Starting at the first line of the listing below, repeat each line up to and including the one containing "116, right: 76". Leave out pictures.
=== Data section ===
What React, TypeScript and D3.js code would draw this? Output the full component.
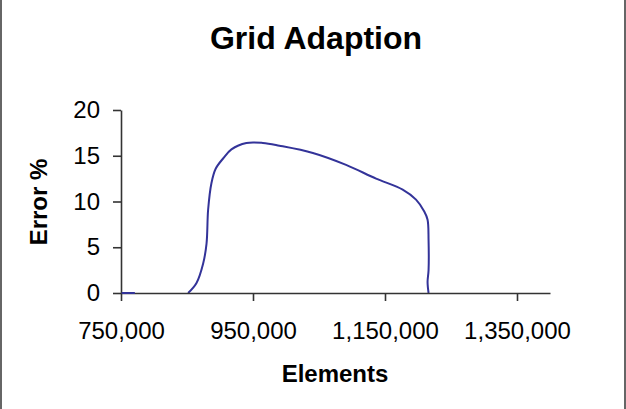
import React, { useRef, useEffect } from "react";
import * as d3 from "d3";

const width = 626;
const height = 409;
const margin = { top: 110, left: 121, bottom: 116, right: 76 };

// x = number of elements, y = error %
const elements = [
  851700, 864400, 874400, 879600, 882000, 887000, 893600, 904700, 917300,
  940000, 965000, 990000, 1040700, 1091000, 1136500, 1176800, 1197000,
  1209500, 1214500, 1216000, 1216000, 1214500, 1216000,
];
const errorPct = [
  0, 1.1, 3.2, 5.4, 9.1, 12.0, 13.6, 14.7, 15.7, 16.4, 16.4, 16.1, 15.3,
  14.0, 12.5, 11.3, 10.2, 8.9, 8.0, 5.8, 2.5, 1.2, 0,
];
// short blue piece lying on the axis at the left end
const leadElements = [751000, 771000];
const leadError = [0, 0];

const xTicks = [750000, 950000, 1150000, 1350000];
const yTicks = [0, 5, 10, 15, 20];
const xDomain = [750000, 1400000];
const yDomain = [0, 20];

const font = "'Liberation Sans', Arial, Helvetica, sans-serif";

const App = () => {
  const xRef = useRef<SVGGElement>(null);
  const yRef = useRef<SVGGElement>(null);

  const x = d3.scaleLinear().domain(xDomain).range([margin.left, width - margin.right]);
  const y = d3.scaleLinear().domain(yDomain).range([height - margin.bottom, margin.top]);

  useEffect(() => {
    const xa = d3.select(xRef.current);
    xa.selectAll("*").remove();
    xa.call(
      d3.axisBottom(x).tickValues(xTicks).tickFormat(d3.format(",")).tickSize(8).tickSizeOuter(0).tickPadding(21)
    );
    const ya = d3.select(yRef.current);
    ya.selectAll("*").remove();
    ya.call(d3.axisLeft(y).tickValues(yTicks).tickSize(8).tickSizeOuter(0).tickPadding(13));

    [xa, ya].forEach((g) => {
      g.selectAll("path, line").attr("stroke", "#333").attr("stroke-width", 1.6);
      g.selectAll("text").attr("fill", "#000").style("font-family", font).style("font-size", "24px");
      g.attr("font-family", null).attr("font-size", null);
    });
  }, []);

  const line = d3
    .line<number>()
    .x((d, i) => x(elements[i]))
    .y((d) => y(d))
    .curve(d3.curveCatmullRom.alpha(0.5));

  const lead = d3
    .line<number>()
    .x((d, i) => x(leadElements[i]))
    .y((d) => y(d));

  return (
    <div>
      <style>{"body{margin:0}"}</style>
      <svg width={width} height={height} style={{ display: "block", background: "#fff" }}>
        <line x1={1} x2={1} y1={0} y2={height} stroke="#666" strokeWidth={2} />
        <line x1={width - 1} x2={width - 1} y1={0} y2={height} stroke="#666" strokeWidth={2} />
        <text x={316} y={49} textAnchor="middle" fontFamily={font} fontWeight="bold" fontSize={32}>
          Grid Adaption
        </text>
        <path d={line(errorPct) || ""} fill="none" stroke="#333399" strokeWidth={2} />
        <g ref={xRef} transform={`translate(0,${height - margin.bottom})`} />
        <g ref={yRef} transform={`translate(${margin.left},0)`} />
        <path d={lead(leadError) || ""} fill="none" stroke="#333399" strokeWidth={2} />
        <text x={335} y={382} textAnchor="middle" fontFamily={font} fontWeight="bold" fontSize={24}>
          Elements
        </text>
        <text
          transform={`translate(47,202) rotate(-90)`}
          textAnchor="middle"
          fontFamily={font}
          fontWeight="bold"
          fontSize={24}
        >
          Error %
        </text>
      </svg>
    </div>
  );
};

export default App;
===
> **Result of the task**:
What React, TypeScript and D3.js code would draw this? Output the full component.
import React, { useRef, useEffect } from "react";
import * as d3 from "d3";

const width = 626;
const height = 409;
const margin = { top: 110, left: 121, bottom: 116, right: 76 };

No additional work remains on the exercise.